Jazz legend and saxophonist John Coltrane’s 1964 album, “A Love Supreme,” will be performed at 8 p.m. Tuesday at the Riffe Center Davidson Theatre at 77 S. High St.
Rosas, Anne Teresa De Keersmaeker’s dance company, put together the show, which De Keersmaeker choreographed along with her partner Salva Sanchis. Four male dancers will imitate the musicians in Coltrane’s quartet, each one representing the style and sound of one the instruments.
Melissa Starker, public relations manager at the Wexner Center for the Arts, said the dance’s trajectory mirrored that of the album itself.
“[The choreographers] were fascinated by the “Love Supreme” and worked together to put the piece of music to movement,” she said. “The way it evolved was similar to the album; it was Coltrane’s quartet improvisation. The dance piece started as improvisation and turned in to the show it is now.”
The choreographers’ infatuation with “A Love Supreme” led to the collaboration, which the New York Times called “Ecstatic. Freewheeling.
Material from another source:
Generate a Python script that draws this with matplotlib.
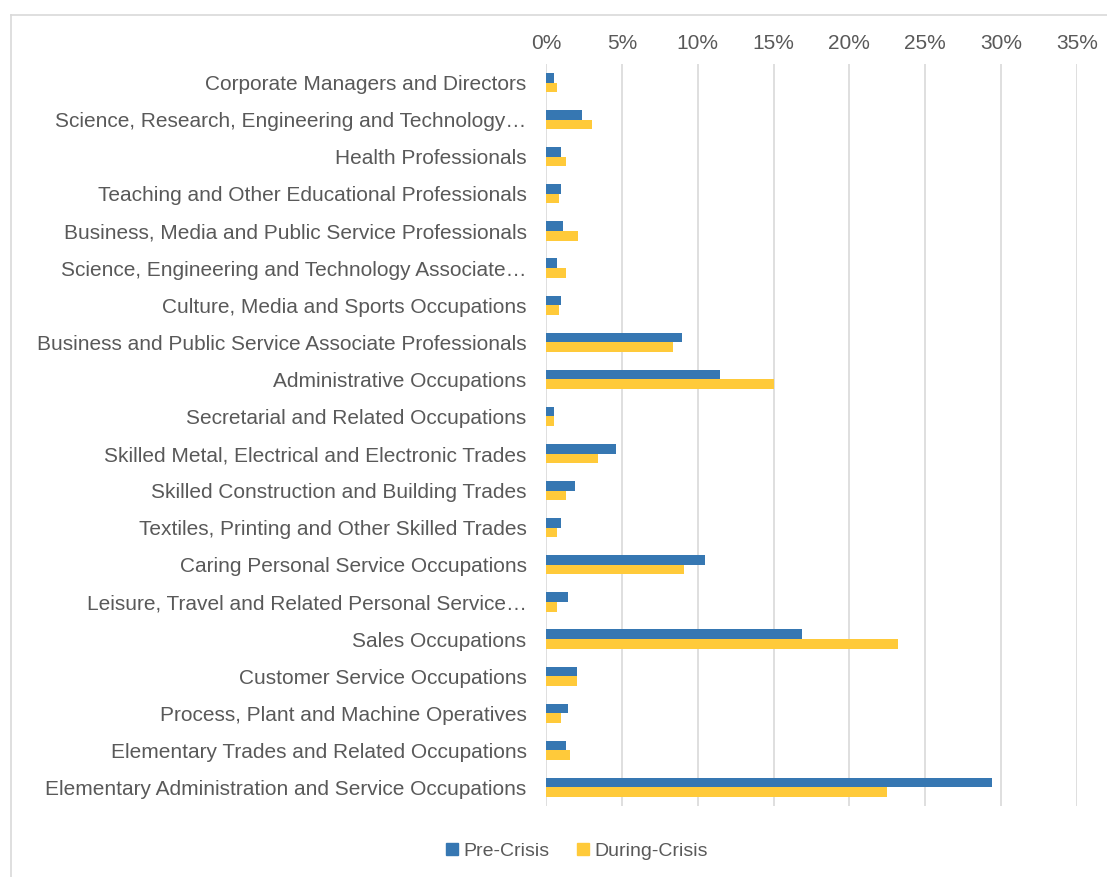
import matplotlib.pyplot as plt
import numpy as np
from matplotlib.lines import Line2D
from matplotlib.ticker import PercentFormatter

# occupation groups, top to bottom
categories = [
    "Corporate Managers and Directors",
    "Science, Research, Engineering and Technology\u2026",
    "Health Professionals",
    "Teaching and Other Educational Professionals",
    "Business, Media and Public Service Professionals",
    "Science, Engineering and Technology Associate\u2026",
    "Culture, Media and Sports Occupations",
    "Business and Public Service Associate Professionals",
    "Administrative Occupations",
    "Secretarial and Related Occupations",
    "Skilled Metal, Electrical and Electronic Trades",
    "Skilled Construction and Building Trades",
    "Textiles, Printing and Other Skilled Trades",
    "Caring Personal Service Occupations",
    "Leisure, Travel and Related Personal Service\u2026",
    "Sales Occupations",
    "Customer Service Occupations",
    "Process, Plant and Machine Operatives",
    "Elementary Trades and Related Occupations",
    "Elementary Administration and Service Occupations",
]

# share of vacancies, in %
pre_crisis = [0.5, 2.4, 1.0, 1.0, 1.1, 0.7, 1.0, 8.95, 11.45, 0.5,
              4.6, 1.9, 1.0, 10.5, 1.45, 16.9, 2.05, 1.45, 1.3, 29.4]
during_crisis = [0.7, 3.0, 1.3, 0.85, 2.1, 1.3, 0.85, 8.35, 15.0, 0.5,
                 3.45, 1.3, 0.7, 9.1, 0.7, 23.2, 2.05, 1.0, 1.6, 22.5]

series_names = ["Pre-Crisis", "During-Crisis"]
colors = ["#3677B2", "#FFCA3A"]
text_color = "#595959"

plt.rcParams['font.family'] = ['Liberation Sans', 'DejaVu Sans']

fig = plt.figure(figsize=(11.07, 8.77), dpi=100)
W, H = 1107, 877
ax = fig.add_axes([546 / W, 1 - 806 / H, (1077 - 546) / W, (806 - 64) / H])

y = np.arange(len(categories))
h = 0.26
ax.barh(y - h / 2, pre_crisis, height=h, color=colors[0], label=series_names[0], zorder=3)
ax.barh(y + h / 2, during_crisis, height=h, color=colors[1], label=series_names[1], zorder=3)

ax.set_ylim(len(categories) - 0.5, -0.5)
ax.set_xlim(0, 35)
ax.set_xticks(np.arange(0, 36, 5))
ax.xaxis.set_major_formatter(PercentFormatter(decimals=0))
ax.xaxis.tick_top()
ax.set_yticks(y)
ax.set_yticklabels(categories)
ax.tick_params(axis='both', length=0, colors=text_color, labelsize=15)
ax.tick_params(axis='y', pad=14)
ax.tick_params(axis='x', pad=8)
ax.grid(axis='x', color='#D9D9D9', linewidth=1.2, zorder=0)
for s in ax.spines.values():
    s.set_visible(False)

# legend below the plot
handles = [Line2D([], [], marker='s', linestyle='none', markersize=8, color=c) for c in colors]
fig.legend(handles, series_names, loc='center', bbox_to_anchor=(570 / W, 1 - 851 / H),
           ncol=2, frameon=False, fontsize=14, labelcolor=text_color,
           handletextpad=-0.4, columnspacing=0.7)

# chart area border (only top and left edges show)
fig.add_artist(Line2D([11 / W, 11 / W], [0, 1 - 15 / H], color='#D9D9D9', lw=1.2))
fig.add_artist(Line2D([11 / W, 1], [1 - 15 / H, 1 - 15 / H], color='#D9D9D9', lw=1.2))

fig.savefig("out.png", dpi=100)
Improvisatory.”
Sanchis helps to bring an improvisational element to the performance that coincides with the music while De Keersmaeker is responsible for the overall composition of the dance set to to the album, which earned a spot in the Grammy Hall of Fame in 1999.
Lane Czaplinski, director of performing arts at the Wexner Center, who worked with De Keersmaeker at the Brooklyn Academy of Music, said the the Wexner Center chose to host the event because the chance to see this show should not be taken for granted.
“She’s one of the most famous leading living choreographers in the world. She doesn’t come to the U.S. all that often, so these opportunities are pretty special,” he said.
The quartet premiered its show in Brussels in February and has many upcoming shows throughout Europe in the months ahead. The Riffe Center is one of its few stops in the U.S., along with Philadelphia, Minneapolis, Princeton, New Jersey, and New York.
Tickets are still available via TicketMaster and are $26.50 plus fees for the general public and $16.50 plus fees for students.